13D Filing: Elliott Associates, L.P. and Gigamon Inc. (GIMO)

Page 6 of 8 – SEC Filing

Item 5. INTEREST IN SECURITIES OF THE ISSUER

Item 5(a) is hereby amended and restated as follows:

(a) As of the date hereof, Elliott, Elliott International and EICA collectively have combined economic exposure in the Issuer of approximately 14.9% of the shares of Common Stock outstanding.

The aggregate percentage of Common Stock reported owned by each person named herein is based upon 37,778,136
shares of Common Stock outstanding (including 166,570 shares of Performance Restricted Stock (as defined in the Merger Agreement)
and 282,721 shares of Restricted Stock (as defined in the Merger Agreement)), which is the total number of shares of Common Stock
outstanding of October 25, 2017 as set forth in the Merger Agreement.

As of the date hereof, Elliott beneficially owned 842,048 shares
of Common Stock, constituting 2.2% of the shares of Common Stock outstanding.

As of the date hereof, Elliott International beneficially owned
1,789,352 shares of Common Stock, constituting approximately 4.7% of the shares of Common Stock outstanding.
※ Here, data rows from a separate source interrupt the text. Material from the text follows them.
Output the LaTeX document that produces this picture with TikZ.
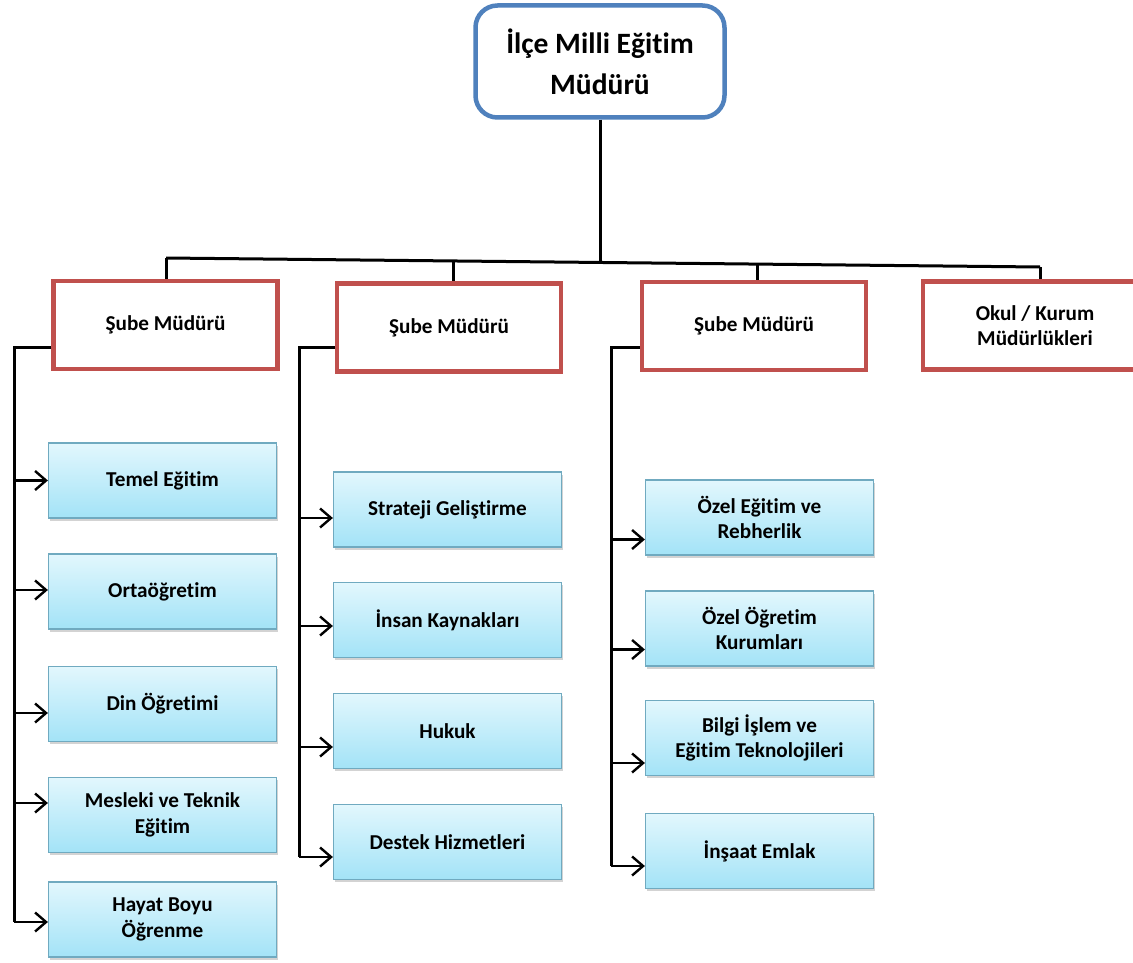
\documentclass[tikz,border=0pt]{standalone}
\usepackage{fontspec}
\setmainfont{Carlito}[Ligatures=NoCommon]
\usetikzlibrary{arrows.meta,shadows,calc}
\definecolor{topblue}{RGB}{79,129,189}
\definecolor{redc}{RGB}{192,80,77}
\definecolor{lbtop}{RGB}{226,247,253}
\definecolor{lbbot}{RGB}{163,227,247}
\definecolor{lbline}{RGB}{112,170,192}
\begin{document}
\begin{tikzpicture}[x=1pt,y=-1pt,
  topbox/.style={draw=topblue, line width=4.5pt, rounded corners=22pt, fill=white,
    minimum width=249pt, minimum height=112pt, inner sep=0pt, align=center,
    font=\fontsize{29.5}{41}\selectfont\bfseries},
  redbox/.style={draw=redc, line width=4.5pt, fill=white,
    minimum width=224pt, minimum height=88pt, inner sep=0pt, align=center,
    font=\fontsize{21.2}{25.5}\selectfont\bfseries},
  bluebox/.style={draw=lbline, line width=1.2pt, top color=lbtop, bottom color=lbbot,
    minimum width=228pt, minimum height=75pt, inner sep=0pt, align=center,
    drop shadow={shadow xshift=1.5pt, shadow yshift=-2.5pt, opacity=0.35},
    font=\fontsize{21.2}{25.5}\selectfont\bfseries},
  conn/.style={line width=3pt, black},
  arr/.style={line width=2.4pt, black, -{Straight Barb[length=11pt,width=19pt,line width=2.4pt]}}
]
\useasboundingbox (0,0) rectangle (1133,963);
\clip (0,0) rectangle (1133,963);

% top
\node[topbox] (top) at (600,61.5) {İlçe Milli Eğitim\\Müdürü};

% red boxes
\node[redbox] (s1) at (165.5,325) {Şube Müdürü};
\node[redbox] (s2) at (449,327.5) {Şube Müdürü};
\node[redbox] (s3) at (754,326) {Şube Müdürü};
\node[redbox] (s4) at (1035,325.5) {Okul / Kurum\\Müdürlükleri};

% bus
\coordinate (bl) at (166,258);
\coordinate (bm) at (600,262.5);
\coordinate (br) at (1040,267);
\coordinate (d2) at (453,261);
\coordinate (d3) at (757,264.5);
\draw[conn] (top.south) -- (bm);
\draw[conn] (bl) -- (br);
\draw[conn] (bl) -- (bl |- s1.north);
\draw[conn] (d2) -- (d2 |- s2.north);
\draw[conn] (d3) -- (d3 |- s3.north);
\draw[conn] (br) -- (br |- s4.north);

% column 1
\node[bluebox] (a1) at (162.5,480.5) {Temel Eğitim};
\node[bluebox] (a2) at (162.5,591.5) {Ortaöğretim};
\node[bluebox] (a3) at (162.5,704) {Din Öğretimi};
\node[bluebox] (a4) at (162.5,815) {Mesleki ve Teknik\\Eğitim};
\node[bluebox] (a5) at (162.5,919.5) {Hayat Boyu\\Öğrenme};

% column 2
\node[bluebox] (b1) at (447.5,509.5) {Strateji Geliştirme};
\node[bluebox] (b2) at (447.5,620) {İnsan Kaynakları};
\node[bluebox] (b3) at (447.5,731) {Hukuk};
\node[bluebox] (b4) at (447.5,842) {Destek Hizmetleri};

% column 3
\node[bluebox] (c1) at (759.5,517.5) {Özel Eğitim ve\\Rebherlik};
\node[bluebox] (c2) at (759.5,628.5) {Özel Öğretim\\Kurumları};
\node[bluebox] (c3) at (759.5,738) {Bilgi İşlem ve\\Eğitim Teknolojileri};
\node[bluebox] (c4) at (759.5,851) {İnşaat Emlak};

% brackets
\coordinate (L1) at (14,347);
\coordinate (L2) at (299,347);
\coordinate (L3) at (611,347);
\coordinate (e15) at ($(a5.west)+(0,2.5)$);
\coordinate (e24) at ($(b4.west)+(0,15)$);
\coordinate (e34) at ($(c4.west)+(0,15)$);
\draw[conn] (s1.west |- L1) -- (L1) -- (L1 |- e15);
\draw[conn] (s2.west |- L2) -- (L2) -- (L2 |- e24);
\draw[conn] (s3.west |- L3) -- (L3) -- (L3 |- e34);

\foreach \n/\d in {a1/0,a2/-1.5,a3/9,a4/-12,a5/2.5}{
  \coordinate (e) at ($(\n.west)+(0,\d)$);
  \draw[arr] (L1 |- e) -- (e);
}
\foreach \n/\d in {b1/8.5,b2/6,b3/16,b4/15}{
  \coordinate (e) at ($(\n.west)+(0,\d)$);
  \draw[arr] (L2 |- e) -- (e);
}
\foreach \n/\d in {c1/22,c2/21,c3/25,c4/15}{
  \coordinate (e) at ($(\n.west)+(0,\d)$);
  \draw[arr] (L3 |- e) -- (e);
}
\end{tikzpicture}
\end{document}
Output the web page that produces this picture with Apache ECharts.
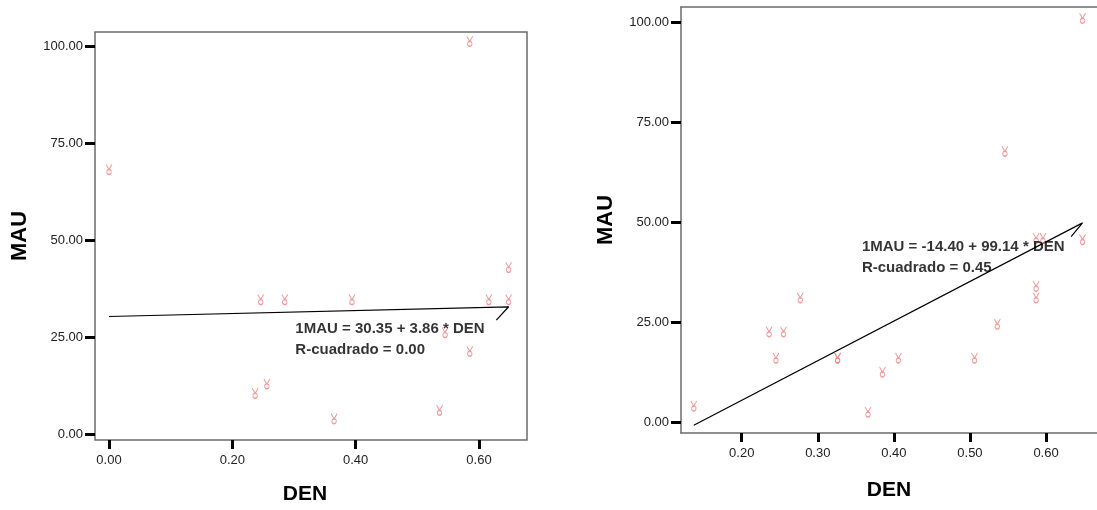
<!DOCTYPE html>
<html>
<head>
<meta charset="utf-8">
<title>MAU vs DEN</title>
<script src="https://cdn.jsdelivr.net/npm/echarts@6/dist/echarts.min.js"></script>
<style>
  html, body { margin: 0; padding: 0; background: #fff; }
  #chart { width: 1097px; height: 510px; }
</style>
</head>
<body>
<div id="chart"></div>
<script>
// Left panel: DEN / MAU observations
const leftDen = [0.00, 0.585, 0.246, 0.285, 0.394, 0.616, 0.648, 0.648, 0.545, 0.585, 0.237, 0.256, 0.365, 0.536];
const leftMau = [68.2, 101.2, 34.7, 34.7, 34.7, 34.7, 34.7, 43.0, 26.2, 21.4, 10.6, 13.0, 4.0, 6.2];
// Right panel: DEN / MAU observations
const rightDen = [0.648, 0.546, 0.587, 0.596, 0.648, 0.587, 0.587, 0.536, 0.277, 0.236, 0.255, 0.245, 0.326, 0.326, 0.406, 0.506, 0.385, 0.366, 0.137];
const rightMau = [101.1, 67.8, 46.0, 46.0, 45.7, 34.0, 31.1, 24.5, 31.1, 22.6, 22.6, 16.0, 16.0, 16.0, 16.0, 16.0, 12.5, 2.5, 4.0];

// Linear fits (MAU = a + b * DEN)
const leftFit = [30.35, 3.86, 0.00];    // intercept, slope, R²
const rightFit = [-14.40, 99.14, 0.45];

// Tick values
const leftXTicks = [0.0, 0.2, 0.4, 0.6];
const rightXTicks = [0.2, 0.3, 0.4, 0.5, 0.6];
const yTicks = [0, 25, 50, 75, 100];

const pink = '#f08282';
const frame = '#6b6b6b';
const markerPath = 'path://M0 0 L3 5 L6 0 M3 5 C0 5 0 10 3 10 C6 10 6 5 3 5 Z';
const fontFamily = '"Liberation Sans", Arial, sans-serif';

function pairs(xs, ys) { return xs.map((x, i) => [x, ys[i]]); }

function fitLine(xs, fit, tail) {
  const lo = Math.min(...xs), hi = Math.max(...xs);
  const f = x => fit[0] + fit[1] * x;
  return [[lo, f(lo)], [hi, f(hi)], tail];
}

function fitText(fit) {
  const a = fit[0].toFixed(2);
  const b = fit[1].toFixed(2);
  return '1MAU = ' + a + ' + ' + b + ' * DEN\nR-cuadrado = ' + fit[2].toFixed(2);
}

function xAxis(gridIndex, min, max, ticks, nameGap, namePad, line) {
  return {
    gridIndex, type: 'value', min, max, position: 'bottom',
    name: 'DEN', nameLocation: 'middle', nameGap,
    nameTextStyle: { fontFamily, fontWeight: 'bold', fontSize: 21, color: '#000', padding: namePad },
    axisLine: { show: line, onZero: false, lineStyle: { color: frame, width: 1.5 } },
    axisTick: { show: true, inside: false, length: 9, customValues: ticks, lineStyle: { color: '#000', width: 3 } },
    axisLabel: { customValues: ticks, margin: 14, fontFamily, fontSize: 13, color: '#222',
      formatter: v => v.toFixed(2) },
    splitLine: { show: false }
  };
}

// Plain top edge of a frame (no ticks or labels)
function topEdge(gridIndex, min, max) {
  return {
    gridIndex, type: 'value', min, max, position: 'top',
    axisLine: { show: true, onZero: false, lineStyle: { color: frame, width: 1.5 } },
    axisTick: { show: false }, axisLabel: { show: false }, splitLine: { show: false }
  };
}

function yAxis(gridIndex, min, max, line) {
  return {
    gridIndex, type: 'value', min, max,
    name: 'MAU', nameLocation: 'middle', nameGap: 64,
    nameTextStyle: { fontFamily, fontWeight: 'bold', fontSize: 22, color: '#000' },
    axisLine: { show: line, onZero: false, lineStyle: { color: frame, width: 1.5 } },
    axisTick: { show: true, inside: false, length: 10, customValues: yTicks, lineStyle: { color: '#000', width: 3 } },
    axisLabel: { customValues: yTicks, margin: 12, fontFamily, fontSize: 13, color: '#222',
      formatter: v => v.toFixed(2) },
    splitLine: { show: false }
  };
}

function scatter(xi, yi, data) {
  return {
    type: 'scatter', xAxisIndex: xi, yAxisIndex: yi, data,
    symbol: markerPath, symbolSize: [6, 10],
    itemStyle: { color: 'rgba(0,0,0,0)', borderColor: pink, borderWidth: 1.1 },
    z: 3
  };
}

function fitSeries(xi, yi, data) {
  return {
    type: 'line', xAxisIndex: xi, yAxisIndex: yi, data,
    symbol: 'none', lineStyle: { color: '#000', width: 1.2 }, z: 2
  };
}

function note(xi, yi, pos, text) {
  return {
    type: 'scatter', xAxisIndex: xi, yAxisIndex: yi, data: [pos],
    symbolSize: 1, itemStyle: { color: 'rgba(0,0,0,0)' }, silent: true,
    label: { show: true, position: [0, 0], align: 'left', verticalAlign: 'top',
      formatter: () => text, fontFamily, fontWeight: 'bold', fontSize: 15, lineHeight: 21, color: '#000' },
    z: 4
  };
}

const chart = echarts.init(document.getElementById('chart'), null, { renderer: 'canvas' });
chart.setOption({
  animation: false,
  backgroundColor: '#fff',
  grid: [
    // left panel: closed frame
    { left: 95, top: 32, width: 432, height: 414, show: true, borderColor: frame, borderWidth: 1.5, backgroundColor: '#fff' },
    // right panel: runs off the right edge, frame drawn by axis lines
    { left: 681, top: 7, width: 419, height: 426, show: false }
  ],
  xAxis: [
    xAxis(0, -0.0227, 0.6778, leftXTicks, 44, [0, 12, 0, 0], false),
    xAxis(1, 0.1202, 0.667, rightXTicks, 47, [0, 0, 0, 0], true),
    topEdge(1, 0.1202, 0.667)
  ],
  yAxis: [
    yAxis(0, -1.45, 103.6, false),
    yAxis(1, -2.76, 103.9, true)
  ],
  series: [
    fitSeries(0, 0, fitLine(leftDen, leftFit, [0.628, 29.4])),
    scatter(0, 0, pairs(leftDen, leftMau)),
    note(0, 0, [0.303, 29.8], fitText(leftFit)),
    fitSeries(1, 1, fitLine(rightDen, rightFit, [0.633, 46.4])),
    scatter(1, 1, pairs(rightDen, rightMau)),
    note(1, 1, [0.3587, 46.4], fitText(rightFit))
  ]
});
</script>
</body>
</html>
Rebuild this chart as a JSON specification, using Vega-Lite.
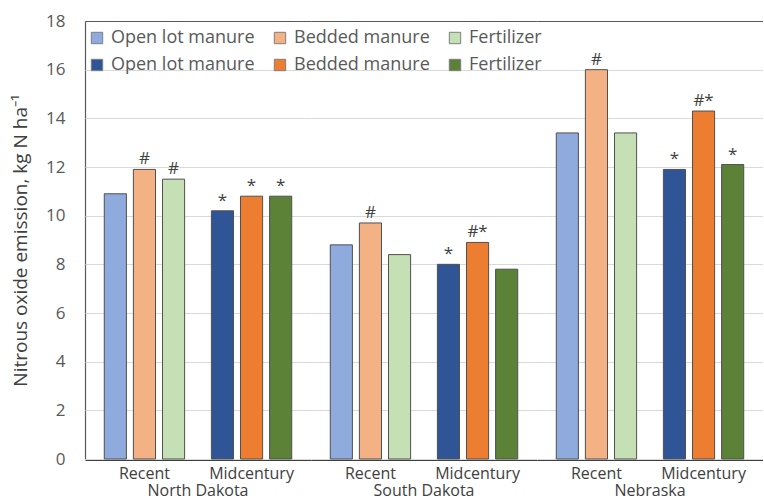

EICA, as the investment
manager of Elliott International may be deemed to beneficially own the 1,789,352 shares of Common Stock beneficially owned by Elliott
International, constituting approximately 4.7% of the shares of Common Stock outstanding.

Collectively, Elliott, Elliott International and EICA beneficially
own 2,631,400 shares of Common Stock, constituting approximately 7.0% of the shares of Common Stock outstanding.

Collectively, Elliott, Elliott International and EICA have economic
exposure comparable to approximately 7.9% of the shares of Common Stock outstanding pursuant to the Derivative Agreements, as disclosed
in Item 6.

Item 6. CONTRACTS, ARRANGEMENTS, UNDERSTANDINGS OR RELATIONSHIPS WITH RESPECT TO SECURITIES OF THE ISSUER

Item 6 is hereby amended and restated as follows:

Elliott,
both directly and through The Liverpool Limited Partnership, a Bermuda limited partnership and a wholly-owned subsidiary of Elliott
(“Liverpool”), and Elliott International have entered into notional principal amount derivative agreements (the “Derivative
Agreements”) in the form of cash settled swaps with respect to 954,904 and 2,029,168 shares of Common Stock of the Issuer,
respectively (representing economic exposure comparable to 2.5% and 5.4% of the shares of Common Stock of the Issuer, respectively).
Collectively, the Derivative Agreements held by the Reporting Persons represent economic exposure comparable to an interest in
approximately 7.9% of the shares of Common Stock.  The Derivative Agreements provide Elliott and Elliott International with
economic results that are comparable to the economic results of ownership but do not provide them with the power to vote or direct
the voting or dispose of or direct the disposition of the shares that are referenced in the Derivative Agreements (such shares,
the “Subject Shares”).  The Reporting Persons disclaim beneficial ownership in the Subject Shares. The counterparties
to the Derivative Agreements are unaffiliated third party financial institutions.